The advances in silicon photonics allow the applications of optical devices in on-chip functional computations. Several works on the development of synthesis and design methods for optical logic circuits have been performed, where, the circuits are composed of optical devices such as semiconductor optical amplifier based Mach–Zehnder Interferometer, electrically controlled Mach–Zehnder Interferometer. These optical devices may not allow compact and efficient realizations of large-scale optical circuits. Besides that, all the existing approaches suffer from unsatisfactory realizations and restricted flexibility. In fact, large number of splitting of optical signals, waveguide crossing and bending are the reasons for which the outputs of the optical circuits degrade. To solve these issues, one solution is an optical circuit structure which can be reprogrammable to realize arbitrary Boolean functions, while at the same time, making the physical realizations practical.
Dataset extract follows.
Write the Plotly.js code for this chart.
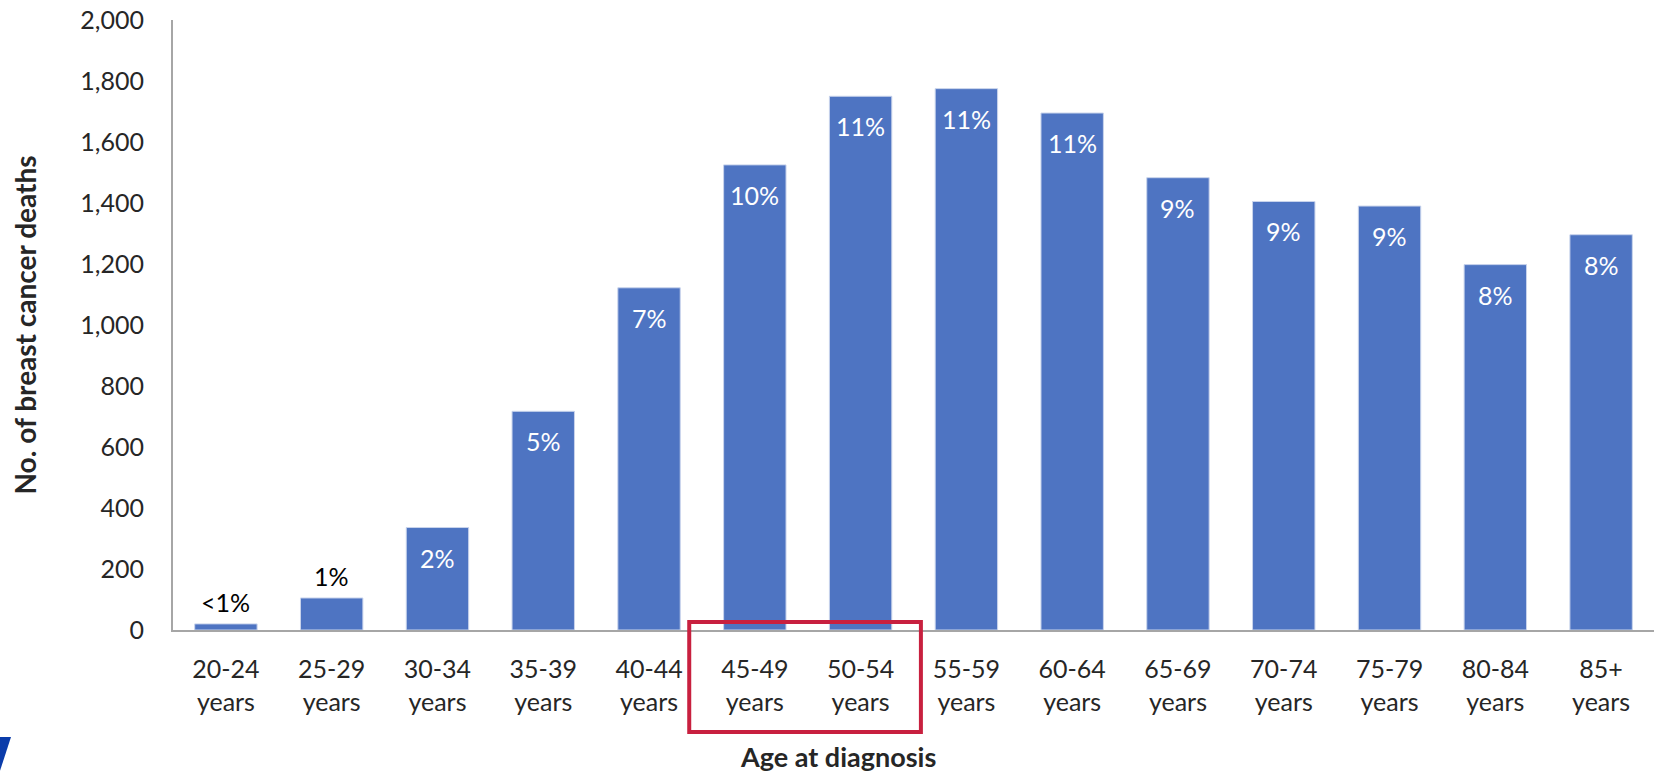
<!DOCTYPE html>
<html>
<head>
<meta charset="utf-8">
<script src="https://cdn.plot.ly/plotly-3.0.1.min.js"></script>
<style>html,body{margin:0;padding:0;background:#fff;}#chart{width:1656px;height:777px;}</style>
</head>
<body>
<div id="chart"></div>
<script>
// ---- data ----
var categories = ["20-24 years","25-29 years","30-34 years","35-39 years","40-44 years","45-49 years","50-54 years","55-59 years","60-64 years","65-69 years","70-74 years","75-79 years","80-84 years","85+ years"];
var deaths = [20, 105, 336, 717, 1122, 1525, 1750, 1775, 1695, 1483, 1405, 1390, 1198, 1296];
var shareLabels = ["<1%","1%","2%","5%","7%","10%","11%","11%","11%","9%","9%","9%","8%","8%"];
var labelOutside = [true, true, false, false, false, false, false, false, false, false, false, false, false, false];
var yTickVals = [0,200,400,600,800,1000,1200,1400,1600,1800,2000];
var highlighted = ["45-49 years","50-54 years"];

// ---- layout geometry ----
var W = 1656, H = 777;
var M = {l:173, r:2, t:20, b:147};
var plotW = W - M.l - M.r, plotH = H - M.t - M.b;
function px2x(px){ return (px - M.l)/plotW; }
function py2y(py){ return (H - M.b - py)/plotH; }

var FONT = "Lato, 'Open Sans', sans-serif";
var tickText = categories.map(function(c){ return c.replace(" ", "<br>"); });
var N = categories.length;
function catDomain(pos){ return (pos + 0.5)/N; }

var annotations = categories.map(function(c, i){
  return {
    x: c, y: deaths[i], xref:'x', yref:'y',
    text: shareLabels[i], showarrow:false,
    yanchor:'middle', xanchor:'center',
    yshift: labelOutside[i] ? 22 : -30,
    font:{family:FONT, size:25, color: labelOutside[i] ? '#000000' : '#ffffff'}
  };
});
annotations.push({
  xref:'paper', yref:'paper', x: px2x(838), y: py2y(756),
  text:'<b>Age at diagnosis</b>', showarrow:false,
  xanchor:'center', yanchor:'middle',
  font:{family:FONT, size:27, color:'#262626'}
});

var i0 = categories.indexOf(highlighted[0]);
var i1 = categories.indexOf(highlighted[1]);

var shapes = [
  {type:'rect', xref:'x domain', yref:'paper',
   x0: catDomain(i0-0.62), x1: catDomain(i1+0.57), y0: py2y(732), y1: py2y(622),
   line:{color:'#C8203F', width:4}, fillcolor:'rgba(0,0,0,0)', layer:'above'},
  {type:'path', xref:'paper', yref:'paper',
   path:'M '+px2x(-5)+','+py2y(737)+' L '+px2x(11)+','+py2y(737)+' L '+px2x(-2)+','+py2y(777)+' L '+px2x(-5)+','+py2y(777)+' Z',
   fillcolor:'#0B3CAA', line:{width:0}}
];

var trace = {
  type:'bar', x: categories, y: deaths,
  marker:{color:'#4E74C2', line:{color:'#C9D4EC', width:1}},
  hoverinfo:'x+y'
};

var layout = {
  width: W, height: H,
  margin: M,
  paper_bgcolor:'#ffffff', plot_bgcolor:'#ffffff',
  showlegend:false,
  bargap: 0.41,
  font:{family:FONT, color:'#262626', size:25},
  xaxis:{
    type:'category',
    tickvals: categories, ticktext: tickText,
    showgrid:false, zeroline:false,
    showline:true, linecolor:'#A6A6A6', linewidth:2,
    ticks:'', ticklabelstandoff: 16,
    tickfont:{family:FONT, size:25, color:'#262626'},
    range:[-0.5, N-0.5]
  },
  yaxis:{
    range:[0,2000],
    tickvals: yTickVals,
    tickformat:',d',
    showgrid:false, zeroline:false,
    showline:true, linecolor:'#A6A6A6', linewidth:2,
    ticks:'', ticklabelstandoff: 22,
    tickfont:{family:FONT, size:25, color:'#262626'},
    title:{text:'<b>No. of breast cancer deaths</b>', standoff: 36,
           font:{family:FONT, size:28, color:'#262626'}}
  },
  annotations: annotations,
  shapes: shapes
};

Plotly.newPlot('chart', [trace], layout, {displayModeBar:false, staticPlot:true});
</script>
</body>
</html>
To this end, one can utilize a recently developed optical device based on opto-electro-mechanical effect which enables smaller footprint, low optical loss and rapid switching. Using this device, a reprogrammable optical circuit structure can be designed which is a $$\left( {2^{n} \times 1} \right)$$ optical multiplexer composed of several $$\left( {2 \times 1} \right)$$ optical multiplexers. Experimental evaluations confirm the efficacy of the proposed approach over an existing approach.